Keywords: aesthetics; face; sensory bias; sensory exploitation; sexual selection; sparse coding.

Figure 1.

Workflow for estimating the sparseness of face images. We first trained 144 basis functions Φ_i (of size 12×12) to reproduce natural scenes using the same sparseness algorithm and model parameters as in [9]. Then, for each face image we convolved basis functions with n patches p(x,y) and worked out the combination of activity coefficients a_i (i.e. the weights of Φ_i) that minimizes a cost function. Coordinates (x,y) of patch centres take all possible values along the width and the height of an image, respectively. The cost function accounts for both the quality of face reconstruction and the sparseness of a_i distribution. λ determines the relative importance of these two components. The quality of reconstruction is given by the error mean square. During minimization, sparseness of a_i was estimated by summing each coefficient activity (scaled by constant σ) passed through a nonlinear function S (see [8]). Here, λ=0.044 and σ=0.316. Analyses were repeated with 64 basis functions (8×8), and with 256 basis functions (16×16).

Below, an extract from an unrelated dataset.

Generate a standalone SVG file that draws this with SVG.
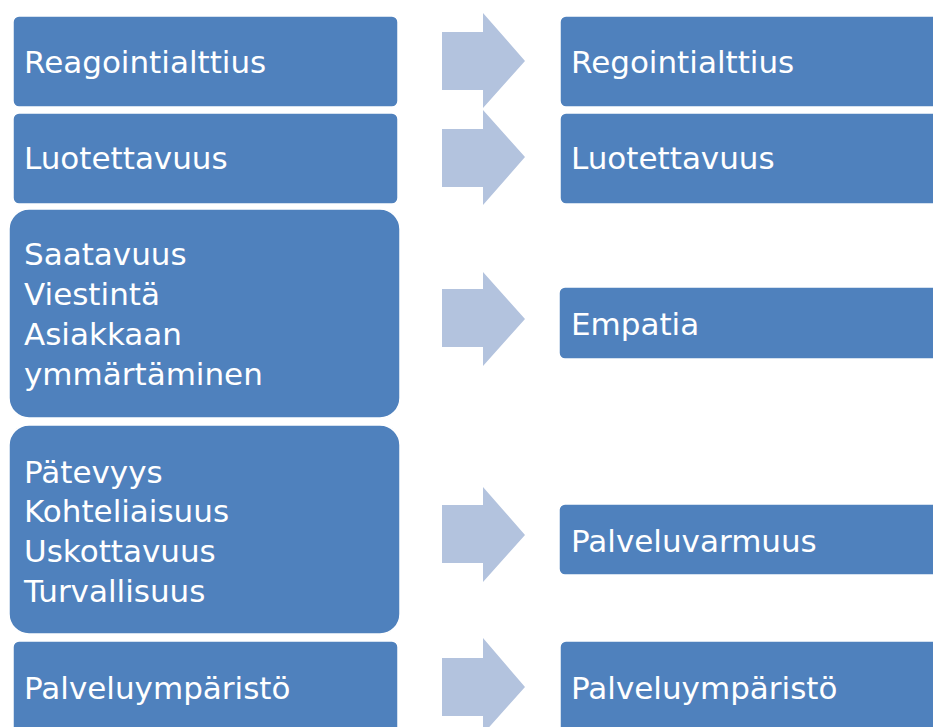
<svg xmlns="http://www.w3.org/2000/svg" width="933" height="727" viewBox="0 0 933 727">
<style>
.box{fill:#4F81BD;stroke:#ffffff;stroke-width:1.5}
.arr{fill:#B3C3DE}
text{font-family:"DejaVu Sans","Liberation Sans",sans-serif;font-size:31px;fill:#ffffff}
</style>
<rect width="933" height="727" fill="#ffffff"/>
<g id="left1"><rect class="box" x="13" y="16" width="385" height="91" rx="6"/><text x="24" y="73">Reagointialttius</text></g>
<g id="left2"><rect class="box" x="13" y="113" width="385" height="91" rx="6"/><text x="24" y="169">Luotettavuus</text></g>
<g id="left3"><rect class="box" x="9" y="209" width="391" height="209" rx="20"/><text x="24" y="265">Saatavuus</text><text x="24" y="305">Viestintä</text><text x="24" y="345">Asiakkaan</text><text x="24" y="385">ymmärtäminen</text></g>
<g id="left4"><rect class="box" x="9" y="425" width="391" height="209" rx="20"/><text x="24" y="483">Pätevyys</text><text x="24" y="522">Kohteliaisuus</text><text x="24" y="562">Uskottavuus</text><text x="24" y="602">Turvallisuus</text></g>
<g id="left5"><rect class="box" x="13" y="641" width="385" height="100" rx="6"/><text x="24" y="699">Palveluympäristö</text></g>
<g id="right1"><rect class="box" x="560" y="16" width="390" height="91" rx="6"/><text x="571" y="73">Regointialttius</text></g>
<g id="right2"><rect class="box" x="560" y="113" width="390" height="91" rx="6"/><text x="571" y="169">Luotettavuus</text></g>
<g id="right3"><rect class="box" x="559" y="287" width="390" height="72" rx="6"/><text x="571" y="335">Empatia</text></g>
<g id="right4"><rect class="box" x="559" y="504" width="390" height="71" rx="6"/><text x="571" y="552">Palveluvarmuus</text></g>
<g id="right5"><rect class="box" x="560" y="641" width="390" height="100" rx="6"/><text x="571" y="699">Palveluympäristö</text></g>
<g id="connectors">
<polygon class="arr" points="442,32 483,32 483,13 525,61 483,108 483,90 442,90"/>
<polygon class="arr" points="442,129 483,129 483,110 525,157 483,205 483,187 442,187"/>
<polygon class="arr" points="442,289 483,289 483,272 525,319 483,366 483,347 442,347"/>
<polygon class="arr" points="442,505 483,505 483,487 525,535 483,582 483,563 442,563"/>
<polygon class="arr" points="442,658 483,658 483,638 525,687 483,734 483,716 442,716"/>
</g>
</svg>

We calculated two measures of sparseness for each face: the kurtosis of a_i distribution and the activity ratio (using |ai|). A sparse representation of face has high kurtosis and low activity ratio.

Figure 2.

Correlation between attractiveness and kurtosis of a_i distribution in dataset 1. Attractiveness is an average score within the interval [0; 100]. The number of basis functions and the size of receptive fields were set to 16×16.